When Quine is found brutally murdered under bizarre circumstances, it becomes a race against time to understand the motivation of a ruthless killer, a killer unlike any Strike has encountered before...

Now this was a good one. I already knew I liked Cormoran Strike, the detective, from his first outing, The Cuckoo’s Calling. He’s the same basic guy here. The publicity from that case has worn off a little, but business is going well, even if he’s working mostly divorce cases or for rich guys he doesn’t really respect. It’s money. And we do get to see a bit of him working on the other cases, not enough to distract from the plot, but enough to remind us that he doesn’t just have one case to focus on. Robin, his assistant, is starting to come into her own, we’re learning a bit more about her, what she wants and what she’s capable of.

Then a plain, poor-looking woman, asks him to find here missing husband, author Owen Quine. He’s gone missing after his latest, as yet unpublished, novel was leaked, a book that is going to make a lot of people bad. It’s a smear job of just about everyone who has ever crossed Quine’s path – wife, girlfriend, folks in the publishing business, other writers. It’s no surpise that Quine ends up dead, but the list of potential suspects is  l o n g.

Glenister again does the narration. He is just perfect for Cormoran, a bit gruff, with just the hint of his dark sense of humor. He does a good job distinguishing the characters too, not an easy task given the long list. He manages to keep even the most off-kilter characters under control, not letting the voices lead me into picturing them as simple stereotypes. Does that make sense?

I enjoyed this inside look at a fictional London publishing world, all the scheming and back-biting and jealousies. None of the secondary characters are really likeable and some are downright nasty, but that’s what makes them fun to read about. It is a booklover’s mystery, with it’s peak into the world behind the books. And I love the tour of London. Galbraith, not surprisingly, is good at descriptions, at showing us the setting, letting us see, hear, and smell it.

The “scene of the crime” was pretty gross. But the way Galbraith tied everything up at the end was really good. Not only were the clues that we had seen tied in, but also the bits and pieces that I didn’t realize were clues fit together impressively.

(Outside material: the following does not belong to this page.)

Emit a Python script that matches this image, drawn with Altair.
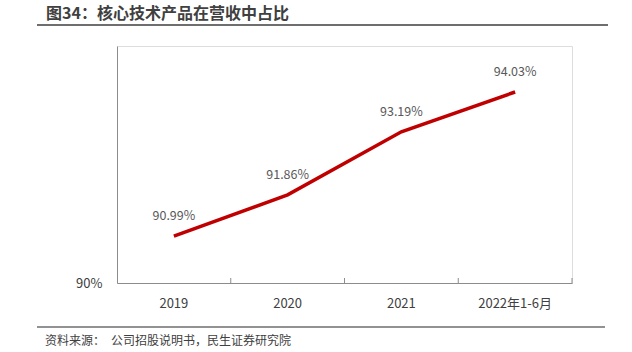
import altair as alt
import pandas as pd

categories = ["2019", "2020", "2021", "2022年1-6月"]
values = [90.99, 91.86, 93.19, 94.03]
labels = ["90.99%", "91.86%", "93.19%", "94.03%"]
y_ticks = [90]
title_text = "图34：核心技术产品在营收中占比"
source_text = "资料来源：\u2002公司招股说明书，民生证券研究院"

df = pd.DataFrame({"cat": categories, "val": values, "label": labels})
FONT = "Noto Sans CJK SC"
W, H = 455, 237

xscale = alt.Scale(type="band", paddingInner=0, paddingOuter=0)
yscale = alt.Scale(domain=[90, 95], nice=False, zero=False)

base = alt.Chart(df)

line = base.mark_line(color="#C00000", strokeWidth=3.5).encode(
    x=alt.X("cat:N", sort=categories, scale=xscale,
            axis=alt.Axis(title=None, labelAngle=0, labelFontSize=13, labelColor="#404040",
                          labelFont=FONT, ticks=False, domainColor="#8c8c8c", labelPadding=14)),
    y=alt.Y("val:Q", scale=yscale,
            axis=alt.Axis(values=y_ticks, labelExpr="datum.value + '%'", title=None, grid=False,
                          ticks=False, domainColor="#8c8c8c", labelFontSize=13, labelColor="#404040",
                          labelFont=FONT, labelPadding=15)),
)

text = base.mark_text(fontSize=12.5, color="#595959", font=FONT, dy=-20, baseline="middle").encode(
    x=alt.X("cat:N", sort=categories, scale=xscale),
    y=alt.Y("val:Q", scale=yscale),
    text="label:N",
)

ticks = base.mark_rule(color="#8c8c8c", strokeWidth=1).encode(
    x=alt.X("cat:N", sort=categories, scale=xscale, bandPosition=1),
    y=alt.value(H - 5),
    y2=alt.value(H),
)

title = alt.Chart(pd.DataFrame({"t": [title_text]})).mark_text(
    fontSize=16, fontWeight="bold", color="#404040", font=FONT, align="left", baseline="alphabetic"
).encode(x=alt.value(-71), y=alt.value(-27), text="t:N")

title_rule = alt.Chart(pd.DataFrame({"t": [0]})).mark_rule(color="#6e6e6e", strokeWidth=2).encode(
    x=alt.value(-80), x2=alt.value(491), y=alt.value(-21))

bottom_rule = alt.Chart(pd.DataFrame({"t": [0]})).mark_rule(color="#6e6e6e", strokeWidth=1.5).encode(
    x=alt.value(-80), x2=alt.value(488), y=alt.value(281))

source = alt.Chart(pd.DataFrame({"t": [source_text]})).mark_text(
    fontSize=12, color="#404040", font=FONT, align="left", baseline="alphabetic"
).encode(x=alt.value(-72), y=alt.value(299), text="t:N")

chart = alt.layer(line, ticks, text, title, title_rule, bottom_rule, source).properties(
    width=W, height=H,
    autosize=alt.AutoSizeParams(type="none"),
    padding={"left": 117, "top": 46, "right": 60, "bottom": 69},
).configure_view(stroke=None).configure(background="white")

chart.save("out.html", embed_options={"renderer": "svg", "actions": False})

And of course Cormoran figures it all out and then has to basically serve the solution up to the cops on a silver platter.

Can I have another Strike mystery soon please?

About Robert Galbraith

JK Rowling

Joanne Rowling, (born 31 July 1965), writing under the pen names J. K. Rowling and Robert Galbraith, is a British novelist, philanthropist, film producer, television producer and screenwriter, best known for writing the Harry Potter fantasy series.

Born in Yate, Gloucestershire, England, Rowling was working as a researcher and bilingual secretary for Amnesty International when she conceived the idea for the Harry Potter series while on a delayed train from Manchester to London in 1990. The seven-year period that followed saw the death of her mother, birth of her first child, divorce from her first husband and relative poverty until the first novel in the series, Harry Potter and the Philosopher’s Stone, was published in 1997. There were six sequels, of which the last, Harry Potter and the Deathly Hallows, was released in 2007. Since then, Rowling has written books for adult readers, including The Casual Vacancy and—under the pseudonym Robert Galbraith—the crime fiction Cormoran Strike series.

Rowling has lived a “rags to riches” life story, in which she progressed from living on state benefits to being the world’s first billionaire author. She lost her billionaire status after giving away much of her earnings to charity, but remains one of the wealthiest people in the world.